Additionally, the light amount adjustment drive unit 405c and the focus difference adjustment drive unit 608 are disposed to overlap the guide bar 613 along the first and second optical axes 500 and 600, thus enabling a reduction in the overall length of the lens device 400 and achieving miniaturization. In other words, the light amount adjustment drive unit 405c, the focus difference adjustment drive unit 608, and the guide bar 613 are arranged in a plane orthogonal to the first optical axis 500 (second optical axis 600). The light amount adjustment drive source 405d and the focus difference adjustment drive source 609 are disposed on the object side of the apertures 405a and 405b of the light amount adjustment unit 405 along the first and second axes 500 and 600. The disposition of the components in such a manner enables the realization of a compact lens device with a configuration capable of reducing the influence of magnetic noise. Additionally, the disposition of the focus drive source 411 on the object side of the apertures 405a and 405b of the light amount adjustment unit 405 along the first and second optical axes 500 and 600 enables the realization of a configuration capable of reducing the influence of magnetic noise.

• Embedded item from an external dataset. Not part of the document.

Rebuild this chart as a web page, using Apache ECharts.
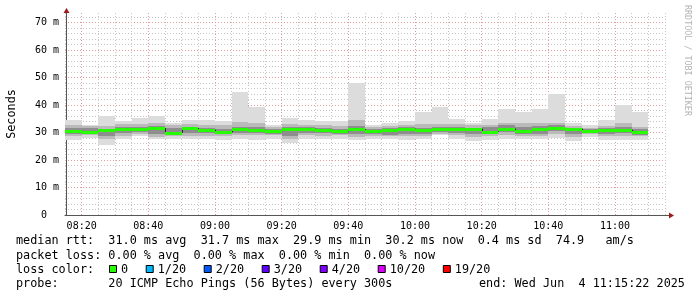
<!DOCTYPE html>
<html>
<head>
<meta charset="utf-8">
<script src="https://cdn.jsdelivr.net/npm/echarts@6/dist/echarts.min.js"></script>
<style>
  html, body { margin: 0; padding: 0; background: #fff; }
  #smoke { width: 697px; height: 297px; }
</style>
</head>
<body>
<div id="smoke"></div>
<script>
// 5 minute steps, start of each step
var blockStart = ['08:15', '08:20', '08:25', '08:30', '08:35', '08:40', '08:45', '08:50', '08:55',
  '09:00', '09:05', '09:10', '09:15', '09:20', '09:25', '09:30', '09:35', '09:40', '09:45',
  '09:50', '09:55', '10:00', '10:05', '10:10', '10:15', '10:20', '10:25', '10:30', '10:35',
  '10:40', '10:45', '10:50', '10:55', '11:00', '11:05'];
// median rtt (ms)
var median = [30.6, 30.3, 30.9, 31.2, 31.2, 31.6, 29.9, 31.6, 31.0, 30.1, 31.2, 31.0, 30.5, 31.3,
  31.4, 31.0, 30.4, 31.2, 30.6, 31.0, 31.4, 30.8, 31.2, 31.4, 31.4, 30.3, 31.4, 30.7, 31.3,
  31.7, 31.4, 30.6, 31.0, 31.0, 30.2];
// smoke: outer band (min / max ping)
var outerHi = [34.5, 32.7, 36.0, 34.1, 35.4, 36.0, 33.4, 34.5, 34.5, 34.1, 44.8, 39.3, 32.9, 35.4,
  34.5, 34.1, 34.1, 48.0, 32.9, 33.6, 34.1, 37.5, 39.3, 35.0, 33.4, 35.0, 38.5, 37.5, 38.7,
  44.2, 33.4, 32.9, 34.5, 40.0, 37.3];
var outerLo = [27.2, 28.0, 25.6, 27.5, 28.8, 27.5, 27.8, 27.8, 27.5, 27.2, 27.8, 27.2, 27.8, 26.3,
  27.8, 27.5, 27.8, 27.2, 27.8, 27.8, 27.2, 27.5, 29.0, 27.8, 26.8, 27.2, 27.8, 27.8, 27.5,
  28.0, 26.8, 28.5, 27.2, 27.2, 27.2];
// smoke: middle band
var midHi = [32.7, 32.4, 32.4, 33.0, 33.2, 33.5, 32.6, 33.2, 32.6, 32.6, 34.0, 33.5, 32.2, 33.2,
  32.8, 32.6, 32.5, 34.5, 32.2, 32.4, 32.8, 33.0, 33.2, 33.0, 32.6, 32.8, 33.4, 33.6, 33.6,
  33.5, 32.4, 31.8, 32.4, 33.4, 32.2];
var midLo = [28.6, 29.0, 27.8, 28.8, 29.6, 28.5, 28.8, 28.8, 28.8, 28.6, 29.0, 29.0, 29.0, 27.6,
  29.0, 28.8, 29.0, 28.4, 28.8, 28.6, 28.6, 28.8, 29.6, 29.0, 28.2, 28.8, 29.2, 28.8, 28.6,
  29.4, 28.4, 29.4, 28.6, 28.8, 28.6];
// smoke: inner band
var innerHi = [31.8, 31.6, 31.2, 32.0, 32.2, 32.4, 31.6, 32.2, 31.8, 31.4, 32.2, 32.0, 31.4, 32.2,
  32.0, 31.8, 31.4, 32.4, 31.4, 31.6, 32.0, 31.6, 32.2, 32.0, 31.8, 32.0, 32.6, 32.0, 32.4,
  32.6, 31.8, 31.2, 31.6, 32.0, 31.2];
var innerLo = [29.5, 29.7, 28.8, 29.8, 30.3, 29.6, 29.4, 29.8, 29.8, 29.4, 30.0, 30.0, 29.6, 28.6,
  30.0, 29.8, 29.6, 29.6, 29.6, 29.2, 29.6, 29.4, 30.2, 30.0, 29.6, 29.6, 30.2, 29.6, 29.6,
  30.4, 29.6, 29.8, 29.6, 29.8, 29.2];

var yTicks = [0, 10, 20, 30, 40, 50, 60, 70];
var lossLabels = ['0', '1/20', '2/20', '3/20', '4/20', '10/20', '19/20'];
var lossColors = ['#26ff00', '#00b8ff', '#0059ff', '#5e00ff', '#7e00ff', '#dd00ff', '#ff0000'];
var statLines = [
  'median rtt:  31.0 ms avg  31.7 ms max  29.9 ms min  30.2 ms now  0.4 ms sd  74.9   am/s',
  'packet loss: 0.00 % avg  0.00 % max  0.00 % min  0.00 % now',
  'loss color:',
  'probe:       20 ICMP Echo Pings (56 Bytes) every 300s'
];
var endText = 'end: Wed Jun  4 11:15:22 2025';

function toMin(s) {
  var p = s.split(':');
  return +p[0] * 60 + +p[1];
}
function fmtTime(v) {
  var h = Math.floor(v / 60), m = Math.round(v % 60);
  return (h < 10 ? '0' : '') + h + ':' + (m < 10 ? '0' : '') + m;
}

var STEP = 5;
var smokeData = [], medianData = [];
for (var i = 0; i < blockStart.length; i++) {
  var t = toMin(blockStart[i]);
  smokeData.push([t, t + STEP, outerLo[i], outerHi[i], midLo[i], midHi[i], innerLo[i], innerHi[i]]);
  medianData.push([t, t + STEP, median[i], i > 0 ? median[i - 1] : median[i]]);
}

var FONT = '"DejaVu Sans Mono", monospace';
var GREY = '#c6c6c6', RED = '#e39a9a';

function renderSmoke(params, api) {
  var bands = [[2, 3, '#dcdcdc'], [4, 5, '#bababa'], [6, 7, '#8e8e8e']];
  var t0 = api.value(0), t1 = api.value(1);
  return {
    type: 'group',
    children: bands.map(function (b) {
      var a = api.coord([t0, api.value(b[1])]);
      var c = api.coord([t1, api.value(b[0])]);
      var x0 = Math.round(a[0]), x1 = Math.round(c[0]);
      var y0 = Math.round(a[1]), y1 = Math.round(c[1]);
      return {
        type: 'rect',
        shape: { x: x0, y: y0, width: x1 - x0, height: y1 - y0 },
        style: { fill: b[2] }
      };
    })
  };
}

function renderMedian(params, api) {
  var a = api.coord([api.value(0), api.value(2)]);
  var b = api.coord([api.value(1), api.value(2)]);
  var p = api.coord([api.value(0), api.value(3)]);
  var x0 = Math.round(a[0]), x1 = Math.round(b[0]);
  return {
    type: 'group',
    children: [
      { type: 'line', shape: { x1: x0 + 0.5, y1: p[1], x2: x0 + 0.5, y2: a[1] },
        style: { stroke: '#222', lineWidth: 1 } },
      { type: 'line', shape: { x1: x0, y1: Math.round(a[1]) + 0.5, x2: x1, y2: Math.round(a[1]) + 0.5 },
        style: { stroke: lossColors[0], lineWidth: 3 } }
    ]
  };
}

// legend text + boxes below the plot
var graphics = [];
var lineY = [241, 255.5, 269.5, 283.5];
statLines.forEach(function (s, k) {
  graphics.push({ type: 'text', x: 16, y: lineY[k],
    style: { text: s, font: '11.8px ' + FONT, fill: '#000', textVerticalAlign: 'middle', verticalAlign: 'middle' } });
});
graphics.push({ type: 'text', x: 479, y: lineY[3],
  style: { text: endText, font: '11.8px ' + FONT, fill: '#000', textVerticalAlign: 'middle', verticalAlign: 'middle' } });
var lx = 109;
lossLabels.forEach(function (lab, k) {
  graphics.push({ type: 'rect', shape: { x: lx + 0.5, y: 265.5, width: 7, height: 7 },
    style: { fill: lossColors[k], stroke: '#000', lineWidth: 1 } });
  graphics.push({ type: 'text', x: lx + 12, y: lineY[2],
    style: { text: lab, font: '11.8px ' + FONT, fill: '#000', textVerticalAlign: 'middle', verticalAlign: 'middle' } });
  lx += 29.6 + 7.1 * lab.length;
});
// watermark
graphics.push({ type: 'text', x: 687, y: 5, rotation: -Math.PI / 2,
  style: { text: 'RRDTOOL / TOBI OETIKER', font: '8.4px ' + FONT, fill: '#b4b4b4', textVerticalAlign: 'middle', verticalAlign: 'middle' } });
// axis arrows
graphics.push({ type: 'polygon', shape: { points: [[63.5, 13], [69.5, 13], [66.5, 8]] }, style: { fill: '#9e1b1b' } });
graphics.push({ type: 'line', shape: { x1: 665, y1: 215.5, x2: 669, y2: 215.5 }, style: { stroke: '#555', lineWidth: 1 } });
graphics.push({ type: 'polygon', shape: { points: [[669, 212.5], [669, 218.5], [674, 215.5]] }, style: { fill: '#9e1b1b' } });

var chart = echarts.init(document.getElementById('smoke'), null, { renderer: 'canvas' });
chart.setOption({
  animation: false,
  backgroundColor: '#fff',
  grid: { left: 65, right: 32, top: 13, bottom: 82, containLabel: false, outerBoundsMode: 'none' },
  xAxis: {
    type: 'value',
    min: toMin('08:15'), max: toMin('11:15'), interval: STEP,
    axisLine: { lineStyle: { color: '#555', width: 1 } },
    axisTick: { show: false },
    axisLabel: {
      margin: 6, color: '#000', fontFamily: FONT, fontSize: 10,
      formatter: function (v) { return (Math.round(v) % 20 === 0) ? fmtTime(v) : ''; }
    },
    splitLine: { show: true, lineStyle: { color: [GREY, RED, GREY, GREY], type: [1, 2], width: 1 } }
  },
  yAxis: {
    type: 'value',
    min: 0, max: 73.5, interval: 2,
    offset: -1,
    name: 'Seconds', nameLocation: 'middle', nameRotate: 90, nameGap: 48,
    nameTextStyle: { color: '#000', fontFamily: FONT, fontSize: 11.8 },
    axisLine: { show: true, lineStyle: { color: '#555', width: 1 } },
    axisTick: { show: false },
    axisLabel: {
      margin: 7, color: '#000', fontFamily: FONT, fontSize: 10,
      formatter: function (v) {
        if (yTicks.indexOf(v) < 0) return '';
        return v === 0 ? '0  ' : v + ' m';
      }
    },
    splitLine: { show: true, showMaxLine: false, lineStyle: { color: [RED, GREY, GREY, GREY, GREY], type: [1, 2], width: 1 } }
  },
  graphic: graphics,
  series: [
    { type: 'custom', name: 'smoke', renderItem: renderSmoke, data: smokeData, z: 3,
      encode: { x: [0, 1], y: [2, 3] }, silent: true },
    { type: 'custom', name: 'median', renderItem: renderMedian, data: medianData, z: 4,
      encode: { x: [0, 1], y: 2 }, silent: true }
  ]
});
</script>
</body>
</html>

The present disclosure is applicable to lens devices, particularly to those having features such as rear focus, floating focus, and dual-lens optical systems.

While the present disclosure has been described with reference to embodiments, it is to be understood that the present disclosure is not limited to the disclosed embodiments. The scope of the following claims is to be accorded the broadest interpretation so as to encompass all such modifications and equivalent structures and functions.

This application claims the benefit of Japanese Patent Application No. 2024-112312, filed Jul. 12, 2024, which is hereby incorporated by reference herein in its entirety.